My illustration of Kalidas’s image of Urvashi’s “deer-like” eyes
In May, I started reading one of Kalidas’s three masterpieces, ‘Vikramovarshiyam’ in Sanskrit with Hindi translation/interpretation/ dissection.
This is what I wrote in May:
Reading a great epic poet and dramatist whose vintage is traced to anywhere between the first century before the current era to the fourth century current era, demands that one declutter one’s mind of 21st century constructs. However, Vikramovarshiyam remains remarkably accessible.
The basic plot is about a king named Pururva residing in the ancient capital of Pratishthanpur who counts Indra, the lord of the heaven in Hindu mythology, among his close friends. It is magical right there because by definition Indra dwells in heaven, which is not earth, and requires some sort of celestial journey. Kalidas tells us that Pururva is a regular visitor to Indra’s court which would require us to imagine that he does back and forth between our world and the other world. I am sold right there.

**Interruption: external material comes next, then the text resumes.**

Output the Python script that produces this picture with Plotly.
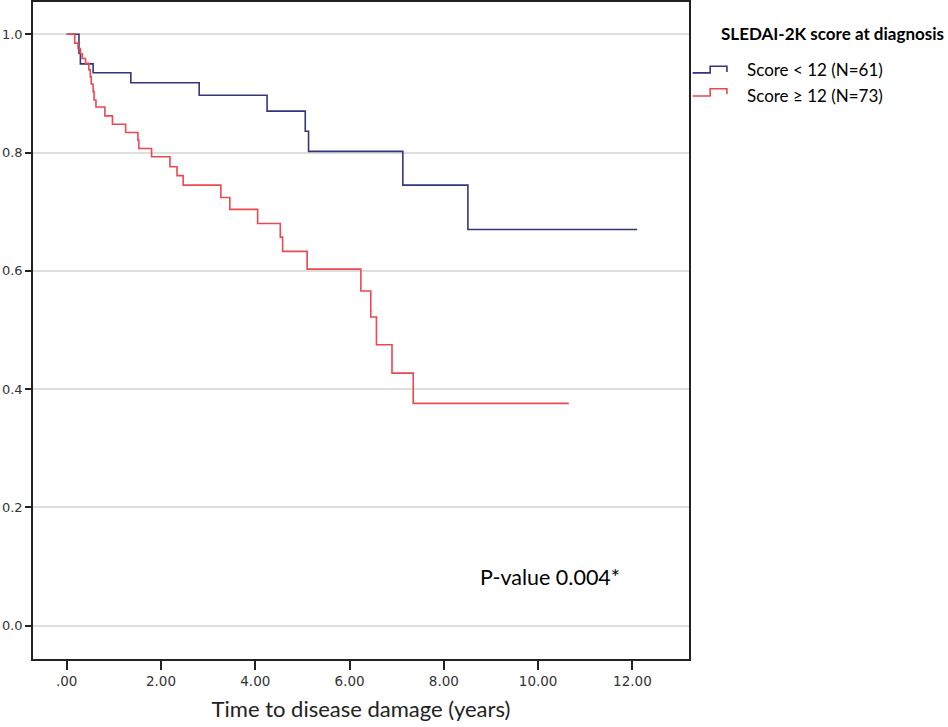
import plotly.graph_objects as go

# Kaplan-Meier curves (time in years, cumulative survival)
low_time = [0, 0.26, 0.29, 0.56, 1.36, 2.81, 4.25, 5.06, 5.13, 7.13, 8.51, 12.10]
low_surv = [1.0, 0.968, 0.950, 0.935, 0.918, 0.897, 0.870, 0.836, 0.802, 0.745, 0.670, 0.670]

high_time = [0, 0.17, 0.24, 0.29, 0.33, 0.40, 0.47, 0.50, 0.52, 0.56, 0.58, 0.62,
             0.81, 0.97, 1.25, 1.51, 1.53, 1.80, 2.19, 2.34, 2.47, 3.27, 3.46,
             4.05, 4.53, 4.58, 5.10, 6.24, 6.45, 6.57, 6.90, 7.35, 10.65]
high_surv = [1.0, 0.985, 0.976, 0.967, 0.959, 0.951, 0.940, 0.928, 0.916, 0.903, 0.889, 0.877,
             0.862, 0.848, 0.834, 0.821, 0.807, 0.793, 0.776, 0.761, 0.745, 0.724, 0.704,
             0.680, 0.657, 0.633, 0.603, 0.566, 0.522, 0.475, 0.427, 0.376, 0.376]

x_ticks = [0, 2, 4, 6, 8, 10, 12]
x_tick_labels = ['.00', '2.00', '4.00', '6.00', '8.00', '10.00', '12.00']
y_ticks = [0, 0.2, 0.4, 0.6, 0.8, 1.0]
y_tick_labels = ['0.0', '0.2', '0.4', '0.6', '0.8', '1.0']

group_names = ['Score < 12 (N=61)', 'Score \u2265 12 (N=73)']
legend_title = 'SLEDAI-2K score at diagnosis'
p_text = 'P-value 0.004*'

BLUE = '#35357f'
RED = '#ec4850'

fig = go.Figure()
fig.add_trace(go.Scatter(x=low_time, y=low_surv, mode='lines', line_shape='hv',
                         name=group_names[0], line=dict(color=BLUE, width=1.6)))
fig.add_trace(go.Scatter(x=high_time, y=high_surv, mode='lines', line_shape='hv',
                         name=group_names[1], line=dict(color=RED, width=1.6)))

# hand made legend with the little step icons SPSS draws
def step_icon(y_low, y_high, y_tail, color):
    x0, x1, x2 = 1.0056, 1.0323, 1.0578
    path = 'M {a},{l} L {b},{l} L {b},{h} L {c},{h} L {c},{t}'.format(
        a=x0, b=x1, c=x2, l=y_low, h=y_high, t=y_tail)
    return dict(type='path', xref='paper', yref='paper', path=path,
                line=dict(color=color, width=1.6))

fig.add_shape(step_icon(0.8921, 0.9023, 0.8935, BLUE))
fig.add_shape(step_icon(0.8569, 0.8680, 0.8598, RED))

fig.add_annotation(x=1.046, y=0.952, xref='paper', yref='paper', xanchor='left', yanchor='middle',
                   text='<b>' + legend_title + '</b>', showarrow=False,
                   font=dict(family='Lato', size=17, color='black'))
fig.add_annotation(x=1.0854, y=0.897, xref='paper', yref='paper', xanchor='left', yanchor='middle',
                   text=group_names[0], showarrow=False,
                   font=dict(family='Lato', size=17, color='black'))
fig.add_annotation(x=1.0854, y=0.8575, xref='paper', yref='paper', xanchor='left', yanchor='middle',
                   text=group_names[1], showarrow=False,
                   font=dict(family='Lato', size=17, color='black'))

fig.add_annotation(x=10.26, y=0.083, xref='x', yref='y', xanchor='center', yanchor='middle',
                   text=p_text, showarrow=False,
                   font=dict(family='Lato', size=21.5, color='black'))

fig.update_layout(
    width=948, height=727,
    margin=dict(l=33, r=259, t=2, b=68),
    paper_bgcolor='white', plot_bgcolor='white',
    showlegend=False,
    xaxis=dict(range=[-0.715, 13.2], tickvals=x_ticks, ticktext=x_tick_labels,
               automargin=False,
               showgrid=False, zeroline=False, showline=True, mirror=True,
               linecolor='#222', linewidth=1.5, ticks='outside', ticklen=9,
               tickwidth=2, tickcolor='#222',
               tickfont=dict(family='DejaVu Sans', size=13.5, color='#333'),
               title=dict(text='Time to disease damage (years)', standoff=14,
                          font=dict(family='Lato', size=22, color='#222'))),
    yaxis=dict(range=[-0.0563, 1.0546], tickvals=y_ticks, ticktext=y_tick_labels,
               automargin=False,
               showgrid=True, gridcolor='#dedede', gridwidth=1.5, zeroline=False,
               showline=True, mirror=True, linecolor='#222', linewidth=1.5,
               ticks='outside', ticklen=6, tickwidth=2, tickcolor='#222',
               tickfont=dict(family='DejaVu Sans', size=13, color='#333')),
)

# drop the browser's default 8px body margin so the chart sits at the page corner
fig.write_html('out.html', config={'displayModeBar': False},
               post_script="document.body.style.margin='0';")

But then comes Urvashi, variously described as a celestial nymph, or a celestial seductress, whom Pururva falls in love with during one of his heavenly sojourns. A major twist in the story is introduced by Kalidas here. According to the Hindi translation I am reading, either through a curse or because Pururva saw Urvashi naked that the two are separated. The curse means she is turned into a vine, Lata as it is called in Hindi. Some time later, because of the divine munificence, she is again turned into her original form and the two reunite. Urvashi bears Pururva eight sons.
The very first act of the play begins with Urvashi being abducted by a demon named Keshi from whom Pururva rescues her. Kalidas’ description of Pururva’s chariot, as its slices through clouds (Yes, the chariot is flying), is striking. He writes about the chariot’s wheels crushing the clouds and kicking them up like dust. He also takes care to point out that the chariot is going so fast that the spokes in its wheels appear to be one single piece as they revolve.
Kalidas is regarded, and quite rightly so, as the greatest poet in Sanskrit whose imageries were breathtakingly detailed, picturesque, erotic and stunning. I can read Sanskrit but barely understand about .00001 percent.
Having completed more than half of the book, I continue to be amazed by how detailed Kalidas is in his descriptions, particularly of the feminine form or things erotic. At one place he writes: “Keley ke samaan jhanghon wali wah sundari kahan gai hogi!” (I wonder where that beauty with thighs like a banana has gone). I am not quite able to picture a beauty whose thighs are like a banana. Does he mean as shapely or slippery? But it is a striking description.
Then sample this one about Urvashi. “Nitambon ke bhaari honey se dheere-dheere chalne wali….sada jawan rehne wali, patli deh wali, hans ki-si chal wali, harini jaisi ankhon wali devangna (Urvashi)…” (Walking slowly because of her generous buttocks..forever youthful, slender bodied, gliding like a swan with eyes like a deer.) The image of Urvashi with all these attributes is truly beguiling.
The poet dramatist is equally brilliant at other kinds of description. For instance this bit about a red glow emanating from the cracks in a rock in a forest.
“What is that red glow emanating from the cracks in the rock? It could not be a piece of an elephant’s red meat devoured by a lion. It could also not be a fire burning within because it has rained heavily in the forest. Oh! It is perhaps the a red gemstone like a the red Ashok flower that the sunrays are trying to grab.”